** Begin **
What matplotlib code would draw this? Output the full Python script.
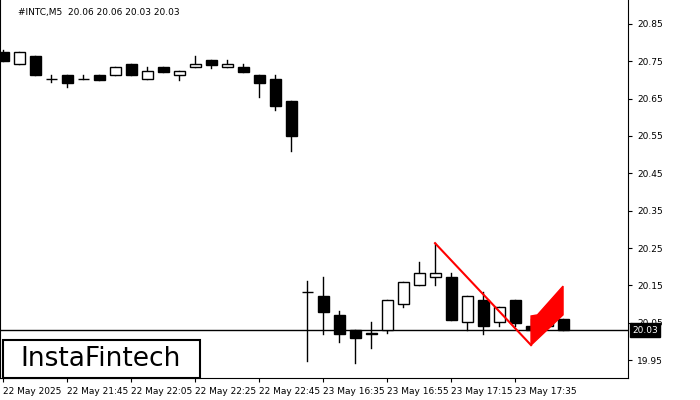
import matplotlib
matplotlib.use("Agg")
import matplotlib.pyplot as plt
from matplotlib.patches import Rectangle, Polygon

opens  = [20.774,20.742,20.764,20.702,20.713,20.702,20.713,20.713,20.743,20.702,20.735,20.713,20.734,20.753,20.734,20.735,20.713,20.703,20.644,
          20.131,20.121,20.070,20.030,20.021,20.030,20.101,20.150,20.172,20.172,20.051,20.110,20.051,20.110,20.040,20.040,20.060]
closes = [20.752,20.774,20.712,20.702,20.693,20.702,20.701,20.734,20.712,20.723,20.722,20.723,20.743,20.741,20.743,20.722,20.693,20.631,20.551,
          20.131,20.079,20.020,20.010,20.021,20.110,20.160,20.182,20.182,20.058,20.121,20.040,20.091,20.050,20.030,20.069,20.030]
highs  = [20.780,20.774,20.764,20.712,20.713,20.713,20.713,20.734,20.743,20.734,20.735,20.723,20.764,20.753,20.753,20.743,20.713,20.713,20.644,
          20.162,20.172,20.081,20.030,20.051,20.110,20.160,20.212,20.263,20.182,20.121,20.133,20.091,20.110,20.060,20.091,20.060]
lows   = [20.752,20.742,20.712,20.695,20.682,20.702,20.701,20.713,20.712,20.702,20.722,20.700,20.734,20.732,20.734,20.722,20.653,20.620,20.510,
          19.948,20.021,19.999,19.941,19.981,20.022,20.091,20.150,20.150,20.058,20.030,20.021,20.040,20.040,20.030,20.040,20.030]
tick_idx = [0,4,8,12,16,20,24,28,32]
tick_labels = ["22 May 2025","22 May 21:45","22 May 22:05","22 May 22:25","22 May 22:45",
               "23 May 16:35","23 May 16:55","23 May 17:15","23 May 17:35"]
yticks = [19.95,20.05,20.15,20.25,20.35,20.45,20.55,20.65,20.75,20.85]
pole = ([27,33],[20.263,19.99])
flag = [(33,19.99),(33,20.068),(33.4,20.071),(35,20.148),(35,20.071)]
last = 20.03

fig = plt.figure(figsize=(7,4), dpi=100)
ax = fig.add_axes([0, 22/400, 628/700, 378/400])
w = 0.69
for i,(o,c,h,l) in enumerate(zip(opens,closes,highs,lows)):
    ax.plot([i,i],[l,h],color='black',lw=1,zorder=2)
    bot, top = min(o,c), max(o,c)
    hgt = max(top-bot, 0.0005)
    ax.add_patch(Rectangle((i-w/2,bot),w,hgt,facecolor='white' if c>o else 'black',
                           edgecolor='black',lw=1,zorder=3))
ax.axhline(last,color='black',lw=1,zorder=1)
ax.plot(*pole,color='red',lw=1.5,zorder=4)
ax.add_patch(Polygon(flag,closed=True,facecolor='red',edgecolor='red',zorder=4))
ax.set_xlim(-0.19,39.06)
ax.set_ylim(19.902,20.914)
ax.yaxis.tick_right()
ax.set_yticks(yticks)
ax.set_yticklabels([f"{v:.2f}" for v in yticks])
ax.set_xticks(tick_idx)
ax.set_xticklabels(tick_labels,ha='left')
ax.tick_params(labelsize=6.5,length=3,colors='black')
ax.spines['top'].set_visible(False)
ax.annotate(f"{last:.2f}", xy=(1,last), xycoords=('axes fraction','data'),
            xytext=(3,0), textcoords='offset points', va='center', ha='left',
            fontsize=6.5, color='white',
            bbox=dict(boxstyle='square,pad=0.25',fc='black',ec='black'))
fig.text(18/700, 1-12/400, "#INTC,M5  20.06 20.06 20.03 20.03", fontsize=6.5, va='center')
fig.patches.append(Rectangle((3/700, 22/400), 197/700, 38/400, transform=fig.transFigure,
                             facecolor='white', edgecolor='black', lw=1.5, zorder=10))
fig.text(101/700, 41/400, "InstaFintech", fontsize=19, ha='center', va='center', zorder=11)
fig.savefig("out.png")
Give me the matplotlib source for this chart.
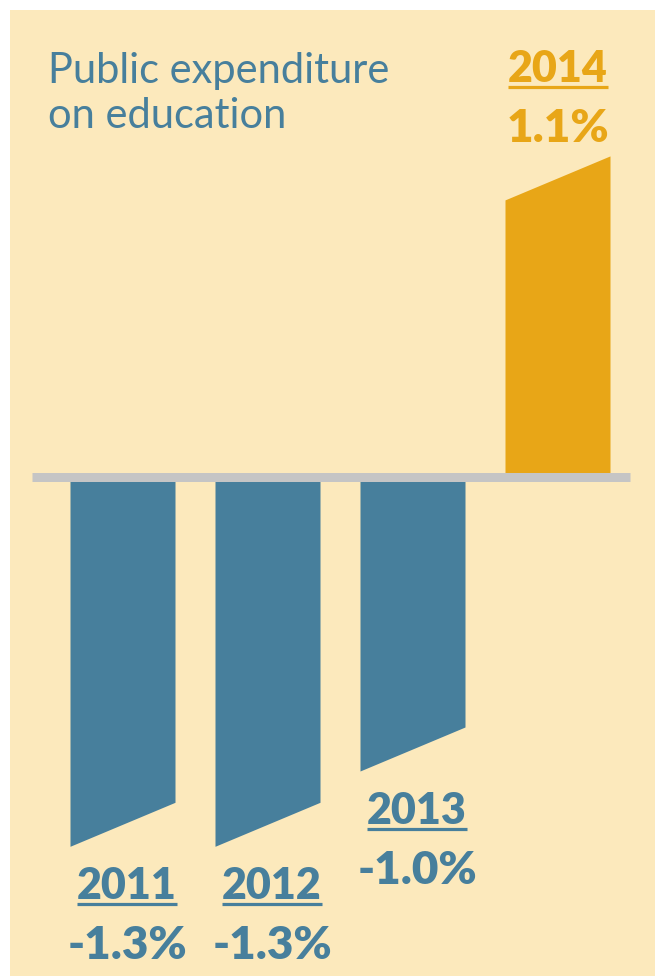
** End **
→ **GIVEN INSTRUCTION**
Repeat the material exactly as it reads, without any of its pictures.

→ **SOLVED PROBLEM**
What matplotlib code would draw this? Output the full Python script.
import matplotlib
matplotlib.use("Agg")
import matplotlib.pyplot as plt
from matplotlib.patches import Rectangle, Polygon

opens  = [20.774,20.742,20.764,20.702,20.713,20.702,20.713,20.713,20.743,20.702,20.735,20.713,20.734,20.753,20.734,20.735,20.713,20.703,20.644,
          20.131,20.121,20.070,20.030,20.021,20.030,20.101,20.150,20.172,20.172,20.051,20.110,20.051,20.110,20.040,20.040,20.060]
closes = [20.752,20.774,20.712,20.702,20.693,20.702,20.701,20.734,20.712,20.723,20.722,20.723,20.743,20.741,20.743,20.722,20.693,20.631,20.551,
          20.131,20.079,20.020,20.010,20.021,20.110,20.160,20.182,20.182,20.058,20.121,20.040,20.091,20.050,20.030,20.069,20.030]
highs  = [20.780,20.774,20.764,20.712,20.713,20.713,20.713,20.734,20.743,20.734,20.735,20.723,20.764,20.753,20.753,20.743,20.713,20.713,20.644,
          20.162,20.172,20.081,20.030,20.051,20.110,20.160,20.212,20.263,20.182,20.121,20.133,20.091,20.110,20.060,20.091,20.060]
lows   = [20.752,20.742,20.712,20.695,20.682,20.702,20.701,20.713,20.712,20.702,20.722,20.700,20.734,20.732,20.734,20.722,20.653,20.620,20.510,
          19.948,20.021,19.999,19.941,19.981,20.022,20.091,20.150,20.150,20.058,20.030,20.021,20.040,20.040,20.030,20.040,20.030]
tick_idx = [0,4,8,12,16,20,24,28,32]
tick_labels = ["22 May 2025","22 May 21:45","22 May 22:05","22 May 22:25","22 May 22:45",
               "23 May 16:35","23 May 16:55","23 May 17:15","23 May 17:35"]
yticks = [19.95,20.05,20.15,20.25,20.35,20.45,20.55,20.65,20.75,20.85]
pole = ([27,33],[20.263,19.99])
flag = [(33,19.99),(33,20.068),(33.4,20.071),(35,20.148),(35,20.071)]
last = 20.03

fig = plt.figure(figsize=(7,4), dpi=100)
ax = fig.add_axes([0, 22/400, 628/700, 378/400])
w = 0.69
for i,(o,c,h,l) in enumerate(zip(opens,closes,highs,lows)):
    ax.plot([i,i],[l,h],color='black',lw=1,zorder=2)
    bot, top = min(o,c), max(o,c)
    hgt = max(top-bot, 0.0005)
    ax.add_patch(Rectangle((i-w/2,bot),w,hgt,facecolor='white' if c>o else 'black',
                           edgecolor='black',lw=1,zorder=3))
ax.axhline(last,color='black',lw=1,zorder=1)
ax.plot(*pole,color='red',lw=1.5,zorder=4)
ax.add_patch(Polygon(flag,closed=True,facecolor='red',edgecolor='red',zorder=4))
ax.set_xlim(-0.19,39.06)
ax.set_ylim(19.902,20.914)
ax.yaxis.tick_right()
ax.set_yticks(yticks)
ax.set_yticklabels([f"{v:.2f}" for v in yticks])
ax.set_xticks(tick_idx)
ax.set_xticklabels(tick_labels,ha='left')
ax.tick_params(labelsize=6.5,length=3,colors='black')
ax.spines['top'].set_visible(False)
ax.annotate(f"{last:.2f}", xy=(1,last), xycoords=('axes fraction','data'),
            xytext=(3,0), textcoords='offset points', va='center', ha='left',
            fontsize=6.5, color='white',
            bbox=dict(boxstyle='square,pad=0.25',fc='black',ec='black'))
fig.text(18/700, 1-12/400, "#INTC,M5  20.06 20.06 20.03 20.03", fontsize=6.5, va='center')
fig.patches.append(Rectangle((3/700, 22/400), 197/700, 38/400, transform=fig.transFigure,
                             facecolor='white', edgecolor='black', lw=1.5, zorder=10))
fig.text(101/700, 41/400, "InstaFintech", fontsize=19, ha='center', va='center', zorder=11)
fig.savefig("out.png")
Give me the matplotlib source for this chart.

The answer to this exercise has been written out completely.